Problem requirements: Scan the records and identify every line in which the string "this" occurs, then return those lines.
****************
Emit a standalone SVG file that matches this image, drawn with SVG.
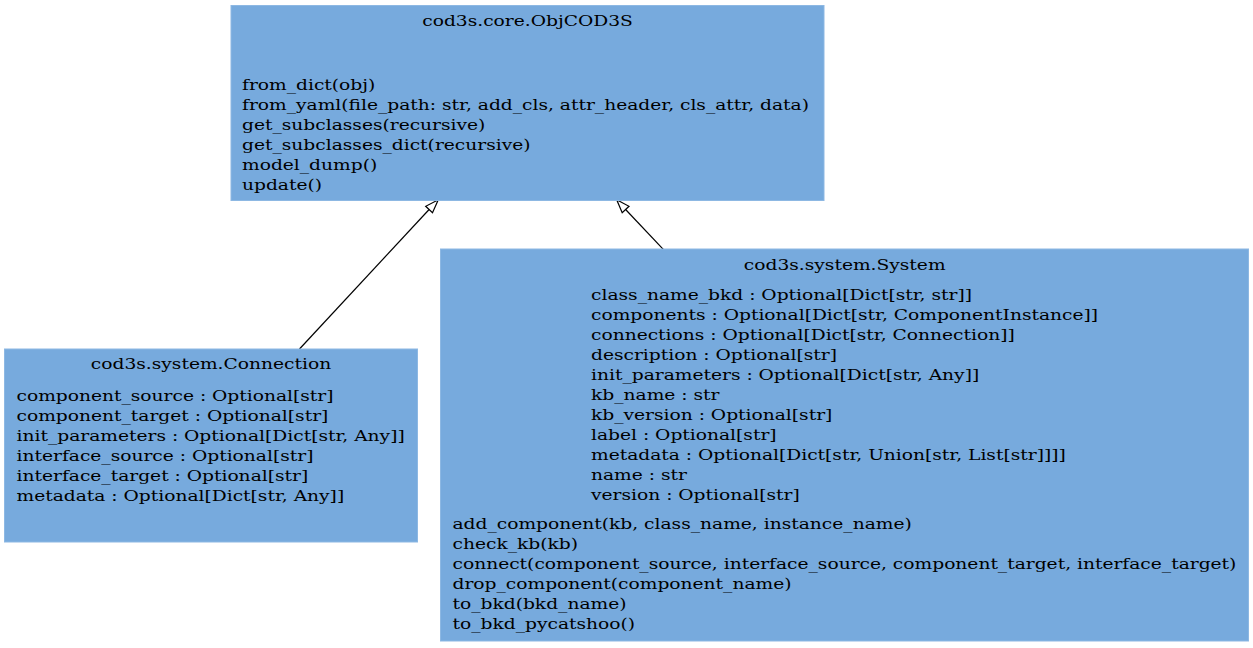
<svg xmlns="http://www.w3.org/2000/svg" width="1253" height="648" viewBox="0 0 1253 648">
<style>
  .box { fill: #77aadd; stroke: #8db8e3; stroke-width: 1; }
  .t { font-family: "DejaVu Serif", serif; font-size: 15px; fill: #000000; }
  .c { text-anchor: middle; }
  .edge { fill: none; stroke: #000000; stroke-width: 1.2; }
  .head { fill: #ffffff; stroke: #000000; stroke-width: 1.2; }
</style>
<rect width="1253" height="648" fill="#ffffff"/>
<g id="connectors">
  <path class="edge" d="M299.5,349 L429.1,209.5"/>
  <polygon class="head" points="438.3,199.8 432.5,212.7 425.7,206.3"/>
  <path class="edge" d="M663.3,249.3 L625.6,209.5"/>
  <polygon class="head" points="616.7,199.8 629,206.3 622.2,212.7"/>
</g>
<g id="ObjCOD3S">
  <rect class="box" x="231" y="5.5" width="593" height="195"/>
  <text class="t c" transform="translate(527.5,25.5) scale(1.244,1)">cod3s.core.ObjCOD3S</text>
  <text class="t" transform="translate(242,90) scale(1.244,1)">from_dict(obj)</text>
  <text class="t" transform="translate(242,110) scale(1.244,1)">from_yaml(file_path: str, add_cls, attr_header, cls_attr, data)</text>
  <text class="t" transform="translate(242,130) scale(1.244,1)">get_subclasses(recursive)</text>
  <text class="t" transform="translate(242,150) scale(1.244,1)">get_subclasses_dict(recursive)</text>
  <text class="t" transform="translate(242,170) scale(1.244,1)">model_dump()</text>
  <text class="t" transform="translate(242,190) scale(1.244,1)">update()</text>
</g>
<g id="Connection">
  <rect class="box" x="4.5" y="349" width="413" height="193"/>
  <text class="t c" transform="translate(211,369) scale(1.244,1)">cod3s.system.Connection</text>
  <text class="t" transform="translate(16.5,400.5) scale(1.244,1)">component_source : Optional[str]</text>
  <text class="t" transform="translate(16.5,420.5) scale(1.244,1)">component_target : Optional[str]</text>
  <text class="t" transform="translate(16.5,440.5) scale(1.244,1)">init_parameters : Optional[Dict[str, Any]]</text>
  <text class="t" transform="translate(16.5,460.5) scale(1.244,1)">interface_source : Optional[str]</text>
  <text class="t" transform="translate(16.5,480.5) scale(1.244,1)">interface_target : Optional[str]</text>
  <text class="t" transform="translate(16.5,500.5) scale(1.244,1)">metadata : Optional[Dict[str, Any]]</text>
</g>
<g id="System">
  <rect class="box" x="440.5" y="249" width="808" height="392"/>
  <text class="t c" transform="translate(844.7,270) scale(1.244,1)">cod3s.system.System</text>
  <text class="t" transform="translate(591,300) scale(1.244,1)">class_name_bkd : Optional[Dict[str, str]]</text>
  <text class="t" transform="translate(591,320) scale(1.244,1)">components : Optional[Dict[str, ComponentInstance]]</text>
  <text class="t" transform="translate(591,340) scale(1.244,1)">connections : Optional[Dict[str, Connection]]</text>
  <text class="t" transform="translate(591,360) scale(1.244,1)">description : Optional[str]</text>
  <text class="t" transform="translate(591,380) scale(1.244,1)">init_parameters : Optional[Dict[str, Any]]</text>
  <text class="t" transform="translate(591,400) scale(1.244,1)">kb_name : str</text>
  <text class="t" transform="translate(591,420) scale(1.244,1)">kb_version : Optional[str]</text>
  <text class="t" transform="translate(591,440) scale(1.244,1)">label : Optional[str]</text>
  <text class="t" transform="translate(591,460) scale(1.244,1)">metadata : Optional[Dict[str, Union[str, List[str]]]]</text>
  <text class="t" transform="translate(591,480) scale(1.244,1)">name : str</text>
  <text class="t" transform="translate(591,500) scale(1.244,1)">version : Optional[str]</text>
  <text class="t" transform="translate(452.5,529) scale(1.244,1)">add_component(kb, class_name, instance_name)</text>
  <text class="t" transform="translate(452.5,549) scale(1.244,1)">check_kb(kb)</text>
  <text class="t" transform="translate(452.5,569) scale(1.244,1)">connect(component_source, interface_source, component_target, interface_target)</text>
  <text class="t" transform="translate(452.5,589) scale(1.244,1)">drop_component(component_name)</text>
  <text class="t" transform="translate(452.5,609) scale(1.244,1)">to_bkd(bkd_name)</text>
  <text class="t" transform="translate(452.5,629) scale(1.244,1)">to_bkd_pycatshoo()</text>
</g>
</svg>
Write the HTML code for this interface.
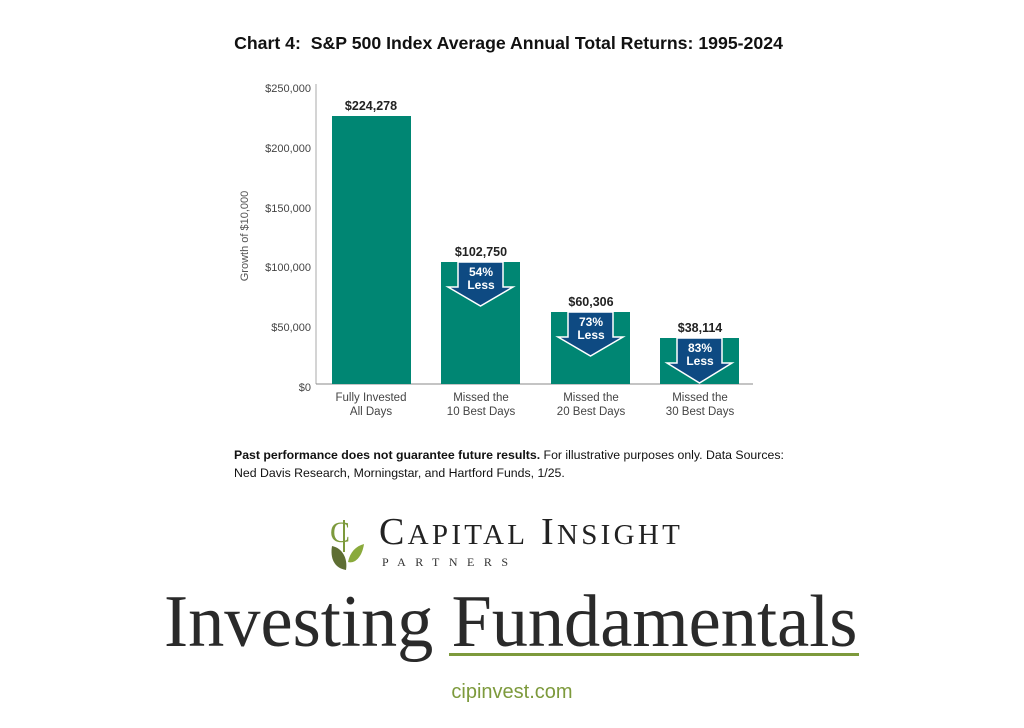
<!DOCTYPE html>
<html><head><style>
body{margin:0;background:#fff;width:1024px;height:728px;overflow:hidden;position:relative;font-family:"Liberation Sans",sans-serif}
.a{position:absolute;white-space:nowrap}
</style></head><body>
<div class="a" style="left:0;width:1017px;top:33px;text-align:center;font-weight:bold;font-size:17.7px;color:#111">Chart 4:&nbsp; S&amp;P 500 Index Average Annual Total Returns: 1995-2024</div>
<svg class="a" style="left:0;top:0" width="1024" height="440" font-family="Liberation Sans,sans-serif">
<g font-size="11" fill="#444" text-anchor="end">
<text x="311" y="92">$250,000</text><text x="311" y="152">$200,000</text><text x="311" y="212">$150,000</text><text x="311" y="271">$100,000</text><text x="311" y="331">$50,000</text><text x="311" y="391">$0</text>
</g>
<text transform="translate(248,236) rotate(-90)" font-size="11" fill="#555" text-anchor="middle">Growth of $10,000</text>
<line x1="316" y1="84" x2="316" y2="384" stroke="#aaa"/>
<line x1="316" y1="384" x2="753" y2="384" stroke="#888"/>
<g fill="#008673">
<rect x="332" y="116" width="79" height="268"/>
<rect x="441" y="262" width="79" height="122"/>
<rect x="551" y="312" width="79" height="72"/>
<rect x="660" y="338" width="79" height="46"/>
</g>
<g fill="#0e4a82" stroke="#fff" stroke-width="1.5">
<path d="M458 262H503V287H513L480.5 306L448 287H458Z"/>
<path d="M568 312H613V337H623L590.5 356L558 337H568Z"/>
<path d="M677 338H722V363H732L699.5 383L667 363H677Z"/>
</g>
<g font-size="12" font-weight="bold" fill="#fff" text-anchor="middle">
<text x="481" y="276">54%</text><text x="481" y="289">Less</text>
<text x="591" y="326">73%</text><text x="591" y="339">Less</text>
<text x="700" y="352">83%</text><text x="700" y="365">Less</text>
</g>
<g font-size="12.5" font-weight="bold" fill="#222" text-anchor="middle">
<text x="371" y="110">$224,278</text><text x="481" y="256">$102,750</text><text x="591" y="306">$60,306</text><text x="700" y="332">$38,114</text>
</g>
<g font-size="11.5" fill="#444" text-anchor="middle">
<text x="371" y="401">Fully Invested</text><text x="371" y="415">All Days</text>
<text x="481" y="401">Missed the</text><text x="481" y="415">10 Best Days</text>
<text x="591" y="401">Missed the</text><text x="591" y="415">20 Best Days</text>
<text x="700" y="401">Missed the</text><text x="700" y="415">30 Best Days</text>
</g>
</svg>
<div class="a" style="left:234px;top:446px;font-size:12.3px;line-height:18px;color:#111"><b>Past performance does not guarantee future results.</b> For illustrative purposes only. Data Sources:<br>Ned Davis Research, Morningstar, and Hartford Funds, 1/25.</div>
<svg class="a" style="left:326px;top:512px" width="44" height="62">
<text x="4" y="30" font-family="Liberation Serif,serif" font-size="30" fill="#7d9a3c">C</text>
<line x1="18" y1="8" x2="18" y2="40" stroke="#7d9a3c" stroke-width="2"/>
<path d="M6 34C16 36 22 46 20 58C8 56 4 46 6 34Z" fill="#5e6e33"/>
<path d="M38 32C36 46 28 52 22 50C24 40 30 34 38 32Z" fill="#8aaa3c"/>
</svg>
<div class="a" style="left:379px;top:512px;font-family:'Liberation Serif',serif;font-size:38px;letter-spacing:3.3px;color:#222;line-height:40px">C<span style="font-size:29px">APITAL</span> I<span style="font-size:29px">NSIGHT</span></div>
<div class="a" style="left:382px;top:555px;font-family:'Liberation Serif',serif;font-size:12px;letter-spacing:9.5px;color:#333">PARTNERS</div>
<div class="a" style="left:164px;top:582px;font-family:'Liberation Serif',serif;font-size:74px;color:#2a2a2a;line-height:80px;transform:scaleX(0.978);transform-origin:0 0">Investing Fundamentals</div>
<div class="a" style="left:449px;top:653px;width:410px;height:3px;background:#7d9a3c"></div>
<div class="a" style="left:0;width:1024px;top:681px;text-align:center;font-size:20px;color:#7d9a3c">cipinvest.com</div>
</body></html>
****************
Solved problem:
Emit a standalone SVG file that matches this image, drawn with SVG.
Write the HTML code for this interface.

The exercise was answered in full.